**RAW DATA:**
** Begin **
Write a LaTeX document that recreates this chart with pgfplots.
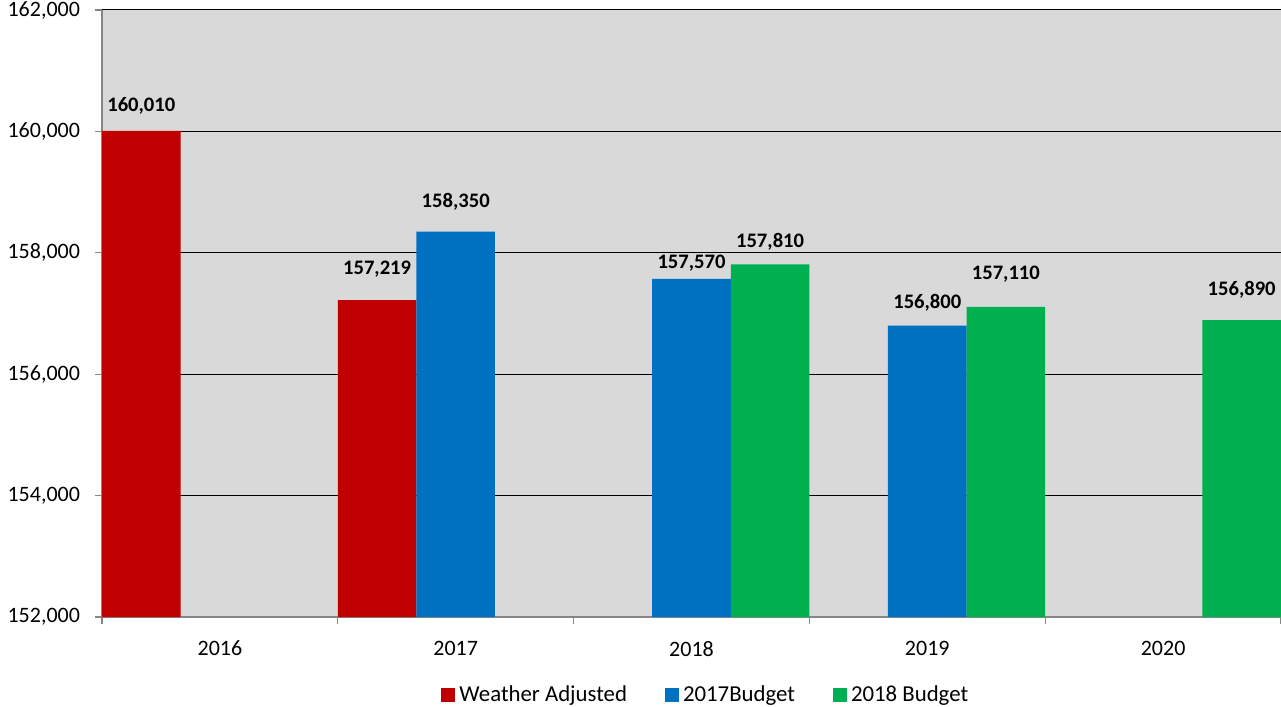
\documentclass[border=0pt]{standalone}
\usepackage{fontspec}
\setmainfont{Carlito}
\usepackage{pgfplots}
\pgfplotsset{compat=1.18}
\usepackage{pgfplotstable}
\definecolor{bgc}{HTML}{D9D9D9}
\definecolor{cred}{HTML}{C00000}
\definecolor{cblue}{HTML}{0070C0}
\definecolor{cgreen}{HTML}{00B050}
\definecolor{axgray}{HTML}{868686}

\pgfplotstableread{
x y off
0 160010 12.5
1 157219 15.5
}\wa
\pgfplotstableread{
x y off
1 158350 15
2 157570 8
3 156800 11.5
}\bA
\pgfplotstableread{
x y off
2 157810 11.5
3 157110 16.5
4 156890 15
}\bB

\begin{document}
\begin{tikzpicture}
\begin{axis}[
  scale only axis, width=589.5pt, height=303.5pt,
  xmin=-0.5, xmax=4.5, ymin=152000, ymax=162000,
  ybar, bar width=0.3333,
  axis background/.style={fill=bgc},
  axis x line*=bottom, axis y line*=left,
  axis line style={axgray, line width=1pt, -},
  ytick={152000,154000,...,162000},
  scaled y ticks=false,
  /pgf/number format/fixed,
  /pgf/number format/precision=0,
  /pgf/number format/1000 sep={,},
  /pgf/number format/assume math mode=true,
  xtick={-0.5,0.5,1.5,2.5,3.5,4.5},
  xticklabels={2016,2017,2018,2019,2020},
  x tick label as interval,
  tick align=outside, major tick length=3.5pt,
  tick style={axgray, line width=0.6pt},
  ymajorgrids, major grid style={black, line width=0.5pt},
  ticklabel style={font=\fontsize{11}{13}\selectfont},
  yticklabel style={xshift=-4pt},
  xticklabel style={yshift=-5pt},
  nodes near coords,
  every node near coord/.append style={font=\bfseries\fontsize{10.3}{12}\selectfont, anchor=center, yshift=\off pt, black},
  legend style={at={(0.513,-0.1285)}, anchor=center, draw=none, fill=none,
    legend columns=3, font=\fontsize{11.4}{13}\selectfont,
    /tikz/every even column/.append style={column sep=17pt}},
  mylegend/.style={legend image code/.code={\fill[##1,draw=none] (0pt,-3.5pt) rectangle (7pt,3.5pt);}},
]
\addplot[fill=cred, draw=none, bar shift=-0.3333, mylegend,
  visualization depends on={\thisrow{off} \as \off}] table[x=x,y=y] {\wa};
\addlegendentry{Weather Adjusted}
\addplot[fill=cblue, draw=none, bar shift=0, mylegend,
  visualization depends on={\thisrow{off} \as \off}] table[x=x,y=y] {\bA};
\addlegendentry{2017Budget}
\addplot[fill=cgreen, draw=none, bar shift=0.3333, mylegend,
  visualization depends on={\thisrow{off} \as \off}] table[x=x,y=y] {\bB};
\addlegendentry{2018 Budget}
\end{axis}
\pgfresetboundingbox
\path (-51pt,-45pt) rectangle (589.5pt,308.5pt);
\end{tikzpicture}
\end{document}
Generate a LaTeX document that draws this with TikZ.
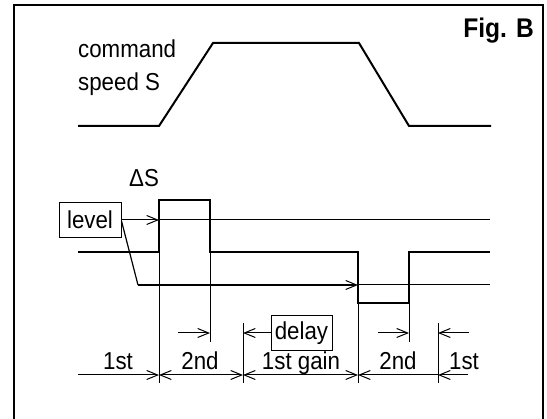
\documentclass[tikz,border=0pt]{standalone}
\usepackage{fontspec}
\setmainfont{Liberation Sans}[FakeStretch=0.91]
\usetikzlibrary{arrows.meta}
\begin{document}
\begin{tikzpicture}[x=1pt,y=-1pt,
  thickline/.style={line width=2pt,line join=miter},
  thinline/.style={line width=1pt},
  tip/.style={-{Straight Barb[length=11pt,width=9pt,line width=1pt]}},
  txt/.style={font=\fontsize{24.5}{28}\selectfont,inner sep=0pt},
  boxed/.style={draw,line width=1pt,font=\fontsize{24.5}{28}\selectfont,inner sep=0pt,minimum width=#1,minimum height=35pt},
]
\useasboundingbox (0,0) rectangle (547,419);
\begin{scope}
\clip (0,0) rectangle (547,419);
\draw[line width=2pt] (14,440) -- (14,5) -- (543,5) -- (543,440);
\end{scope}
% command speed
\draw[thickline] (78,126) -- (159,126) -- (213,43) -- (359,43) -- (409,126) -- (491,126);
\node[txt,anchor=west] (cmd) at (78,49) {command};
\node[txt,anchor=west] (spd) at (78,84) {speed S};
\node[font=\bfseries\fontsize{27}{31}\selectfont,inner sep=0pt,anchor=east] (fig) at (534,31) {Fig. B};
% delta S
\node[txt] (dS) at (144,178) {ΔS};
\node[boxed=62pt] (level) at (90,220) {level};
% signal
\draw[thickline] (78,252) -- (159,252) -- (159,200) -- (210,200) -- (210,252) -- (358,252) -- (358,303) -- (409,303) -- (409,252) -- (490,252);
% level lines
\coordinate (u1) at (159,220);
\coordinate (u2) at (490,220);
\draw[thinline,tip] (level.east |- u1) -- (u1);
\draw[thinline] (u1) -- (u2);
\coordinate (d0) at (138,285);
\coordinate (d1) at (358,285);
\coordinate (d2) at (490,285);
\draw[line width=1.2pt] ([yshift=-1pt]level.east) -- (d0);
\draw[line width=1.5pt,tip] (d0) -- (d1);
\draw[thinline] (d1) -- (d2);
% verticals
\draw[thinline] (159,252) -- (159,383);
\draw[thinline] (210,252) -- (210,342);
\draw[thinline] (243,323) -- (243,383);
\draw[thinline] (358,303) -- (358,383);
\draw[thinline] (409,303) -- (409,342);
\draw[thinline] (438,323) -- (438,383);
% bottom dimension row
\coordinate (b0) at (78,375);
\coordinate (b1) at (159,375);
\coordinate (b2) at (243,375);
\coordinate (b3) at (358,375);
\coordinate (b4) at (438,375);
\coordinate (b5) at (468,375);
\draw[thinline,tip] (b0) -- (b1);
\draw[thinline,{Straight Barb[length=11pt,width=9pt,line width=1pt]}-{Straight Barb[length=11pt,width=9pt,line width=1pt]}] (b1) -- (b2);
\draw[thinline,{Straight Barb[length=11pt,width=9pt,line width=1pt]}-{Straight Barb[length=11pt,width=9pt,line width=1pt]}] (b2) -- (b3);
\draw[thinline,tip] (b4) -- (b3);
\draw[thinline,tip] (b5) -- (b4);
\node[txt,anchor=base] (l1) at (118,370) {1st};
\node[txt,anchor=base] (l2) at (200,370) {2nd};
\node[txt,anchor=base] (l3) at (301,370) {1st gain};
\node[txt,anchor=base] (l4) at (398,370) {2nd};
\node[txt,anchor=base] (l5) at (464,370) {1st};
% delay row
\node[boxed=61pt] (delay) at (301.5,333.5) {delay};
\coordinate (m0) at (178,333);
\coordinate (m1) at (210,333);
\coordinate (m2) at (243,333);
\coordinate (m3) at (378,333);
\coordinate (m4) at (409,333);
\coordinate (m5) at (438,333);
\coordinate (m6) at (469,333);
\draw[thinline,tip] (m0) -- (m1);
\draw[thinline,tip] (delay.west |- m2) -- (m2);
\draw[thinline,tip] (m3) -- (m4);
\draw[thinline,tip] (m6) -- (m5);
\end{tikzpicture}
\end{document}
** End **
**WHAT IS EXPECTED:** Exclude the pictures. Write out the remaining data exactly.

**FINAL ANSWER:**
Write a LaTeX document that recreates this chart with pgfplots.
\documentclass[border=0pt]{standalone}
\usepackage{fontspec}
\setmainfont{Carlito}
\usepackage{pgfplots}
\pgfplotsset{compat=1.18}
\usepackage{pgfplotstable}
\definecolor{bgc}{HTML}{D9D9D9}
\definecolor{cred}{HTML}{C00000}
\definecolor{cblue}{HTML}{0070C0}
\definecolor{cgreen}{HTML}{00B050}
\definecolor{axgray}{HTML}{868686}

\pgfplotstableread{
x y off
0 160010 12.5
1 157219 15.5
}\wa
\pgfplotstableread{
x y off
1 158350 15
2 157570 8
3 156800 11.5
}\bA
\pgfplotstableread{
x y off
2 157810 11.5
3 157110 16.5
4 156890 15
}\bB

\begin{document}
\begin{tikzpicture}
\begin{axis}[
  scale only axis, width=589.5pt, height=303.5pt,
  xmin=-0.5, xmax=4.5, ymin=152000, ymax=162000,
  ybar, bar width=0.3333,
  axis background/.style={fill=bgc},
  axis x line*=bottom, axis y line*=left,
  axis line style={axgray, line width=1pt, -},
  ytick={152000,154000,...,162000},
  scaled y ticks=false,
  /pgf/number format/fixed,
  /pgf/number format/precision=0,
  /pgf/number format/1000 sep={,},
  /pgf/number format/assume math mode=true,
  xtick={-0.5,0.5,1.5,2.5,3.5,4.5},
  xticklabels={2016,2017,2018,2019,2020},
  x tick label as interval,
  tick align=outside, major tick length=3.5pt,
  tick style={axgray, line width=0.6pt},
  ymajorgrids, major grid style={black, line width=0.5pt},
  ticklabel style={font=\fontsize{11}{13}\selectfont},
  yticklabel style={xshift=-4pt},
  xticklabel style={yshift=-5pt},
  nodes near coords,
  every node near coord/.append style={font=\bfseries\fontsize{10.3}{12}\selectfont, anchor=center, yshift=\off pt, black},
  legend style={at={(0.513,-0.1285)}, anchor=center, draw=none, fill=none,
    legend columns=3, font=\fontsize{11.4}{13}\selectfont,
    /tikz/every even column/.append style={column sep=17pt}},
  mylegend/.style={legend image code/.code={\fill[##1,draw=none] (0pt,-3.5pt) rectangle (7pt,3.5pt);}},
]
\addplot[fill=cred, draw=none, bar shift=-0.3333, mylegend,
  visualization depends on={\thisrow{off} \as \off}] table[x=x,y=y] {\wa};
\addlegendentry{Weather Adjusted}
\addplot[fill=cblue, draw=none, bar shift=0, mylegend,
  visualization depends on={\thisrow{off} \as \off}] table[x=x,y=y] {\bA};
\addlegendentry{2017Budget}
\addplot[fill=cgreen, draw=none, bar shift=0.3333, mylegend,
  visualization depends on={\thisrow{off} \as \off}] table[x=x,y=y] {\bB};
\addlegendentry{2018 Budget}
\end{axis}
\pgfresetboundingbox
\path (-51pt,-45pt) rectangle (589.5pt,308.5pt);
\end{tikzpicture}
\end{document}
Generate a LaTeX document that draws this with TikZ.
\documentclass[tikz,border=0pt]{standalone}
\usepackage{fontspec}
\setmainfont{Liberation Sans}[FakeStretch=0.91]
\usetikzlibrary{arrows.meta}
\begin{document}
\begin{tikzpicture}[x=1pt,y=-1pt,
  thickline/.style={line width=2pt,line join=miter},
  thinline/.style={line width=1pt},
  tip/.style={-{Straight Barb[length=11pt,width=9pt,line width=1pt]}},
  txt/.style={font=\fontsize{24.5}{28}\selectfont,inner sep=0pt},
  boxed/.style={draw,line width=1pt,font=\fontsize{24.5}{28}\selectfont,inner sep=0pt,minimum width=#1,minimum height=35pt},
]
\useasboundingbox (0,0) rectangle (547,419);
\begin{scope}
\clip (0,0) rectangle (547,419);
\draw[line width=2pt] (14,440) -- (14,5) -- (543,5) -- (543,440);
\end{scope}
% command speed
\draw[thickline] (78,126) -- (159,126) -- (213,43) -- (359,43) -- (409,126) -- (491,126);
\node[txt,anchor=west] (cmd) at (78,49) {command};
\node[txt,anchor=west] (spd) at (78,84) {speed S};
\node[font=\bfseries\fontsize{27}{31}\selectfont,inner sep=0pt,anchor=east] (fig) at (534,31) {Fig. B};
% delta S
\node[txt] (dS) at (144,178) {ΔS};
\node[boxed=62pt] (level) at (90,220) {level};
% signal
\draw[thickline] (78,252) -- (159,252) -- (159,200) -- (210,200) -- (210,252) -- (358,252) -- (358,303) -- (409,303) -- (409,252) -- (490,252);
% level lines
\coordinate (u1) at (159,220);
\coordinate (u2) at (490,220);
\draw[thinline,tip] (level.east |- u1) -- (u1);
\draw[thinline] (u1) -- (u2);
\coordinate (d0) at (138,285);
\coordinate (d1) at (358,285);
\coordinate (d2) at (490,285);
\draw[line width=1.2pt] ([yshift=-1pt]level.east) -- (d0);
\draw[line width=1.5pt,tip] (d0) -- (d1);
\draw[thinline] (d1) -- (d2);
% verticals
\draw[thinline] (159,252) -- (159,383);
\draw[thinline] (210,252) -- (210,342);
\draw[thinline] (243,323) -- (243,383);
\draw[thinline] (358,303) -- (358,383);
\draw[thinline] (409,303) -- (409,342);
\draw[thinline] (438,323) -- (438,383);
% bottom dimension row
\coordinate (b0) at (78,375);
\coordinate (b1) at (159,375);
\coordinate (b2) at (243,375);
\coordinate (b3) at (358,375);
\coordinate (b4) at (438,375);
\coordinate (b5) at (468,375);
\draw[thinline,tip] (b0) -- (b1);
\draw[thinline,{Straight Barb[length=11pt,width=9pt,line width=1pt]}-{Straight Barb[length=11pt,width=9pt,line width=1pt]}] (b1) -- (b2);
\draw[thinline,{Straight Barb[length=11pt,width=9pt,line width=1pt]}-{Straight Barb[length=11pt,width=9pt,line width=1pt]}] (b2) -- (b3);
\draw[thinline,tip] (b4) -- (b3);
\draw[thinline,tip] (b5) -- (b4);
\node[txt,anchor=base] (l1) at (118,370) {1st};
\node[txt,anchor=base] (l2) at (200,370) {2nd};
\node[txt,anchor=base] (l3) at (301,370) {1st gain};
\node[txt,anchor=base] (l4) at (398,370) {2nd};
\node[txt,anchor=base] (l5) at (464,370) {1st};
% delay row
\node[boxed=61pt] (delay) at (301.5,333.5) {delay};
\coordinate (m0) at (178,333);
\coordinate (m1) at (210,333);
\coordinate (m2) at (243,333);
\coordinate (m3) at (378,333);
\coordinate (m4) at (409,333);
\coordinate (m5) at (438,333);
\coordinate (m6) at (469,333);
\draw[thinline,tip] (m0) -- (m1);
\draw[thinline,tip] (delay.west |- m2) -- (m2);
\draw[thinline,tip] (m3) -- (m4);
\draw[thinline,tip] (m6) -- (m5);
\end{tikzpicture}
\end{document}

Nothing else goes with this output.